Ciad nel caos, ucciso
il presidente Deby
Prosegue l’avanzata
dei ribelli

Militari ciadiani nel corso di un’operazione anti- terrorismo
20 aprile 2021

È morto in uno scontro con i ribelli il presidente del Ciad Idriss Deby che — dopo 30 anni di potere ininterrotto — si apprestava di nuovo a governare. Aveva ottenuto alle elezioni dello scorso 11 aprile il 79,32% dei voti. Il generale Azem Bermandoa Agouna è apparso sulla tv nazionale ed ha annunciato «con profonda tristezza» la morte del capo dello Stato e delle forze armate. Non c’è stato modo di apprendere, al momento, di più. Il portavoce dell’esercito ha riferito che «il maresciallo del Ciad è morto difendendo l’integrità territoriale».

In due giorni di sanguinosi scontri — iniziati il 17 aprile — sono stati uccisi oltre 300 ribelli, responsabili di un’incursione armata nello stesso giorno delle presidenziali. Il raid del Fronte per l’alternanza e la concordia del Ciad (Fact) — coalizione di gruppi armati, che aveva dato il via nelle ultime ore all’avanzata verso la capitale proprio con l’obiettivo dichiarato di rovesciare Deby — è stato sferrato dalla loro base nella confinante Libia. Lo riferiscono fonti dell’esercito, dichiarando di aver lasciato sul campo cinque soldati.

«Oltre 300 terroristi sono stati uccisi e 150 sono stati fatti prigionieri, tra cui tre esponenti di alto livello» nei combattimenti di sabato nella provincia di Kanem, ha detto il portavoce dell’esercito, aggiungendo che 36 soldati sono rimasti feriti.
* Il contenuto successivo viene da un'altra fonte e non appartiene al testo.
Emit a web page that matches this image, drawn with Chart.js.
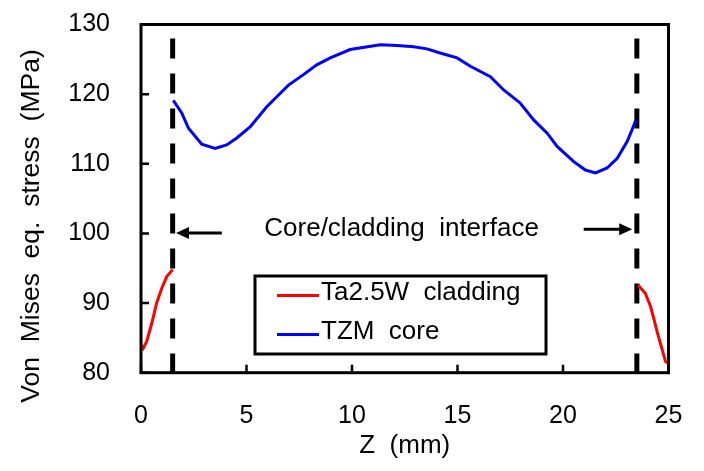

Nonostante il governo avesse dichiarato che l’offensiva dei ribelli nelle regioni di Tibesti e Kanem si fosse conclusa, nel timore di nuovi attacchi a N’Djamena Gran Bretagna e Stati Uniti avevano già chiesto, ieri, ai loro connazionali di lasciare il Paese. «Gruppi armati non governativi nel Ciad settentrionale si sono spostati a sud e sembrano dirigersi verso N’Djamena», ha detto il dipartimento di Stato degli Usa, ordinando ai diplomatici non essenziali e alle loro famiglie di far rientro in patria. Secondo i media internazionali, quattro carri armati e diversi soldati sono stati schierati, sabato sera, all’ingresso nord della capitale

Resta forte la preoccupazione per un’escalation di violenze. L’offensiva lanciata dalle forze del Fact, che procedono nella regione settentrionale, sembra rafforzarsi. Nelle ultime ore hanno ottenuto nuove adesioni dell’etnia saheliana gorane e di altre provenienti dal sud della Libia. Ieri si è aggiunta anche l’Unione delle forze della resistenza (Ufr), nota per aver tentato due golpe, nel 2008 e 2019. L’adesione del gruppo, che riunisce principalmente combattenti di etnia zaghawas, potrebbe motivare altre forze a aggregarsi all’offensiva.